The City of Vancouver plans to release in late June its first-ever report detailing how it spends the tens of millions of dollars in community amenity contributions (CACs) obtained annually from developers.

The City of Vancouver plans to release in late June its first-ever report detailing how it spends the tens of millions of dollars in community amenity contributions (CACs) obtained annually from developers.

The report is in part a response to complaints from critics who have charged that the city is secretive about how it spends CAC funds.

The Vancouver charter requires the city to release a report each year documenting how it spends the roughly $25 million in development cost levies (DCLs) that it rakes in through charges of about $10 per square foot on all new development applications. No such requirement exists for CACs, which are charged when properties are rezoned. CACs equate to about 75% of the rise in land value that developers gain.

Unlike the pre-determined DCL fee, CACs are negotiated between city staff and developers. They’re described as “voluntary payments” because the city is not supposed to sell zoning. By law, DCLs can be spent only on parks, housing, child-care and engineering infrastructure.
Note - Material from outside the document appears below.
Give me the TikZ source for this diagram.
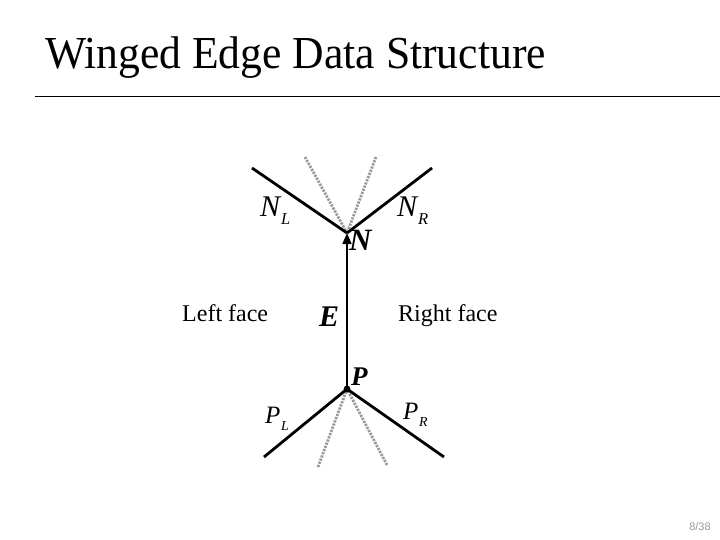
\documentclass[tikz,border=0pt]{standalone}
\usepackage{fontspec}
\setmainfont{Liberation Serif}
\newfontfamily\slidesans{Liberation Sans}
\usetikzlibrary{positioning,arrows.meta}

\newcommand{\wlab}[2]{{\itshape #1}\kern0.03em\raisebox{-0.28em}{\scalebox{0.55}{\itshape #2}}}

\begin{document}
\begin{tikzpicture}[
		x=1pt,y=-1pt,
		>=Latex,
		wing/.style={line width=2.8pt},
		ghost/.style={line width=2.8pt,black!40,dash pattern=on 2.2pt off 1.2pt},
		lbl/.style={anchor=base west,inner sep=0pt,font=\fontsize{30}{30}\selectfont},
		smlbl/.style={anchor=base west,inner sep=0pt,font=\fontsize{25}{25}\selectfont},
		vlbl/.style={anchor=base west,inner sep=0pt,font=\fontsize{30}{30}\selectfont\bfseries\itshape},
		face/.style={anchor=base west,inner sep=0pt,font=\fontsize{24}{24}\selectfont}
		]
		\useasboundingbox (0,0) rectangle (720,540);
		
		%--------------------------------------------------
		% Title
		%--------------------------------------------------
		
		\node (title) [anchor=base west,inner sep=0pt,font=\fontsize{43.6}{43.6}\selectfont]
		at (45,69) {\scalebox{1}[1.05]{Winged Edge Data Structure}};
		
		\coordinate (ruleL) at (35,96);
		\coordinate (ruleR) at (720,96);
		\draw[line width=0.9pt] (ruleL) -- (ruleR);
		
		%--------------------------------------------------
		% Vertices and wing ends
		%--------------------------------------------------
		
		\coordinate (N) at (347,233);
		\coordinate (P) at (347,389);
		
		\coordinate (nl) at (252,168);
		\coordinate (nr) at (432,168);
		\coordinate (pl) at (264,457);
		\coordinate (pr) at (444,457);
		
		\coordinate (gnl) at (305,157);
		\coordinate (gnr) at (376,157);
		\coordinate (gpl) at (318,467);
		\coordinate (gpr) at (387,465);
		
		%--------------------------------------------------
		% Faded edges
		%--------------------------------------------------
		
		\draw[ghost] (gnl) -- (N);
		\draw[ghost] (gnr) -- (N);
		\draw[ghost] (gpl) -- (P);
		\draw[ghost] (gpr) -- (P);
		
		%--------------------------------------------------
		% Wings and edge
		%--------------------------------------------------
		
		\draw[wing] (nl) -- (N);
		\draw[wing] (nr) -- (N);
		\draw[wing] (pl) -- (P);
		\draw[wing] (pr) -- (P);
		
		\draw[line width=1.6pt,-{Triangle[length=11pt,width=9pt]}]
		(P) -- (N);
		
		\fill (P) circle (3.4);
		
		%--------------------------------------------------
		% Labels
		%--------------------------------------------------
		
		\node (labNL) [lbl] at (260,216) {\wlab{N}{L}};
		\node (labNR) [lbl] at (397,216) {\wlab{N}{R}};
		\node (labN) [vlbl,font=\fontsize{31}{31}\selectfont\bfseries\itshape]
		at (349,250) {N};
		\node (labE) [vlbl] at (319,326) {E};
		\node (labP) [vlbl,font=\fontsize{27}{27}\selectfont\bfseries\itshape]
		at (351,385) {P};
		\node (labPL) [smlbl] at (265,423) {\wlab{P}{L}};
		\node (labPR) [smlbl] at (403,419) {\wlab{P}{R}};
		
		\node (left) [face] at (182,321) {Left face};
		\node (right) [face] at (398,321) {Right face};
		
		\node (page) [inner sep=0pt,font=\slidesans\fontsize{11}{11}\selectfont,
		text=gray!80] at (700,527) {8/38};
		
	\end{tikzpicture}
\end{document}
“CACs can go toward the same things as DLCs, and then some,” said assistant director of planning Randy Pecarski. “[For example], they could also be spent on things such as heritage conservation, libraries and community centres.” But he denied that CACs could be funnelled into general revenue. “Both DCLs and CACs are accounted for separately and outside of general revenue in all instances.”
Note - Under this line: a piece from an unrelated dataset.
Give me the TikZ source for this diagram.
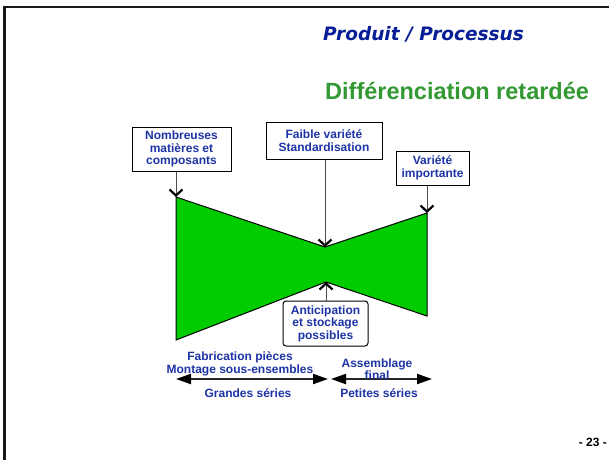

Sometimes the city’s amenity needs are clear even if their value isn’t.For example, when it voted May 9 to allow developers to build 12-storey buildings along the Cambie corridor and even taller buildings around SkyTrain stations, council made it clear that developers would have to build market housing in the corridor.

Because that housing is less valuable than condominiums, the cost difference between the two will be considered a city amenity.

But that idea drew fire from councillor Suzanne Anton: “Public benefits are for public facilities and the public good, like parks, child-care centres and publicly owned social housing. Private market housing is not a public benefit.”